Estimates are hypotheses, not facts. Real traffic patterns, user behaviour, and data distributions almost always differ from estimates. Treat your numbers as inputs to architecture decisions and as triggers for capacity alerts — not as precise targets. Build monitoring and autoscaling so the system self-adjusts when reality diverges from the estimate.

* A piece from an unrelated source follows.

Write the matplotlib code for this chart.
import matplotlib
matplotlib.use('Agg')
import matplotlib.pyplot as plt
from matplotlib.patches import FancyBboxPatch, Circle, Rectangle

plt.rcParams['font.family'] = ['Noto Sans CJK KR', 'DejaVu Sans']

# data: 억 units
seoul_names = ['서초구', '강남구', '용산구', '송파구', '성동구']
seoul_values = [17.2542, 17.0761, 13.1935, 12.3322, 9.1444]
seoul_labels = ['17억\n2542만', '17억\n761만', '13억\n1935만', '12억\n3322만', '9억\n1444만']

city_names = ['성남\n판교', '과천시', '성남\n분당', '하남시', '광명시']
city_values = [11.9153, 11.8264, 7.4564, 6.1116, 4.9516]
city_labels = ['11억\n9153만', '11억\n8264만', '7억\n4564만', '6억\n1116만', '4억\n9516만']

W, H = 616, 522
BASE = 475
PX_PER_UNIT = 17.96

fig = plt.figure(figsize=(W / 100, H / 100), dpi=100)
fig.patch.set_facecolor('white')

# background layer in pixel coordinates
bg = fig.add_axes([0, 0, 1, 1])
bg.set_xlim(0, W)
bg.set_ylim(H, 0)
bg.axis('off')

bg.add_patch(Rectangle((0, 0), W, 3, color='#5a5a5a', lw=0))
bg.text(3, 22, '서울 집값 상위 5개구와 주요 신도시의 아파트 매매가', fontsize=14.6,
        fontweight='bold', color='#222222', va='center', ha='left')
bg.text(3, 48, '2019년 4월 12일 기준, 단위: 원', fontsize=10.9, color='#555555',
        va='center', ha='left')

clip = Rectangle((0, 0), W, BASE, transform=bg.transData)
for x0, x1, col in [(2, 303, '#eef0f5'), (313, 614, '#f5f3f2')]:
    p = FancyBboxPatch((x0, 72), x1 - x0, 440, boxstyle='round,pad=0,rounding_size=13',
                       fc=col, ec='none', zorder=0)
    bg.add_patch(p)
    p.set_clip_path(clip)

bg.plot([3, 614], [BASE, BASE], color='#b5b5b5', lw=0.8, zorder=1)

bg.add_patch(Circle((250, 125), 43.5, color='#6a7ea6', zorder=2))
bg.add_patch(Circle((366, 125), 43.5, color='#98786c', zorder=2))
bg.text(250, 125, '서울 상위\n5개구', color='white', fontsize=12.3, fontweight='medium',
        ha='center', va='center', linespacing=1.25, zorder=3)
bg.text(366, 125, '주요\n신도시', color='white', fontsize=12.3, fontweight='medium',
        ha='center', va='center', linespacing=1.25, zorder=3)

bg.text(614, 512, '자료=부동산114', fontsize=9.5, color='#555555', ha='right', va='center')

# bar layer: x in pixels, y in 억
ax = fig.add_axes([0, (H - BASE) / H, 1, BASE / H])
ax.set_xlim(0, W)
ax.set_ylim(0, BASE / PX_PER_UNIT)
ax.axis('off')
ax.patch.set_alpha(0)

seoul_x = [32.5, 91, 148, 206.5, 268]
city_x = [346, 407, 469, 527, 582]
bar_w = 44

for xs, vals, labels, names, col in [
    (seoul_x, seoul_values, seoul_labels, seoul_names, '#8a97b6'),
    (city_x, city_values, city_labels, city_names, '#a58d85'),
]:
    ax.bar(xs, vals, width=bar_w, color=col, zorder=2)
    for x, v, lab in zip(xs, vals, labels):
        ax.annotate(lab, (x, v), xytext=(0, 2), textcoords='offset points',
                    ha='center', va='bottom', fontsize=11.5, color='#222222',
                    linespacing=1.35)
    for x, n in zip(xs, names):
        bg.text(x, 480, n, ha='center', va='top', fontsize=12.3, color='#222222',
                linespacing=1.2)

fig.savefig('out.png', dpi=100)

The Estimation in an Interview

In a 45-minute system design interview, spend 5–8 minutes on estimation. The goal is not to get a mathematically perfect answer — it is to demonstrate structured thinking. A good pattern:

  1. State the scale input: "With 300 M MAU and 10% posting daily…"
  2. Derive write QPS, then read QPS (with assumed read/write ratio).
  3. Size storage for 5 years. Note whether media separates into an object store.
  4. Sanity-check bandwidth. Note CDN requirement if outbound exceeds ~1 GB/s.
  5. Size the cache. State the hot-data percentage assumption.
  6. Summarise: "So we are looking at roughly 1K write QPS, 26K read QPS, ~10 TB text storage, ~5 PB media over 5 years, 2+ GB/s outbound, and a 10–20 GB cache."

That six-line summary already tells an experienced engineer what the architecture must include before you sketch a single box.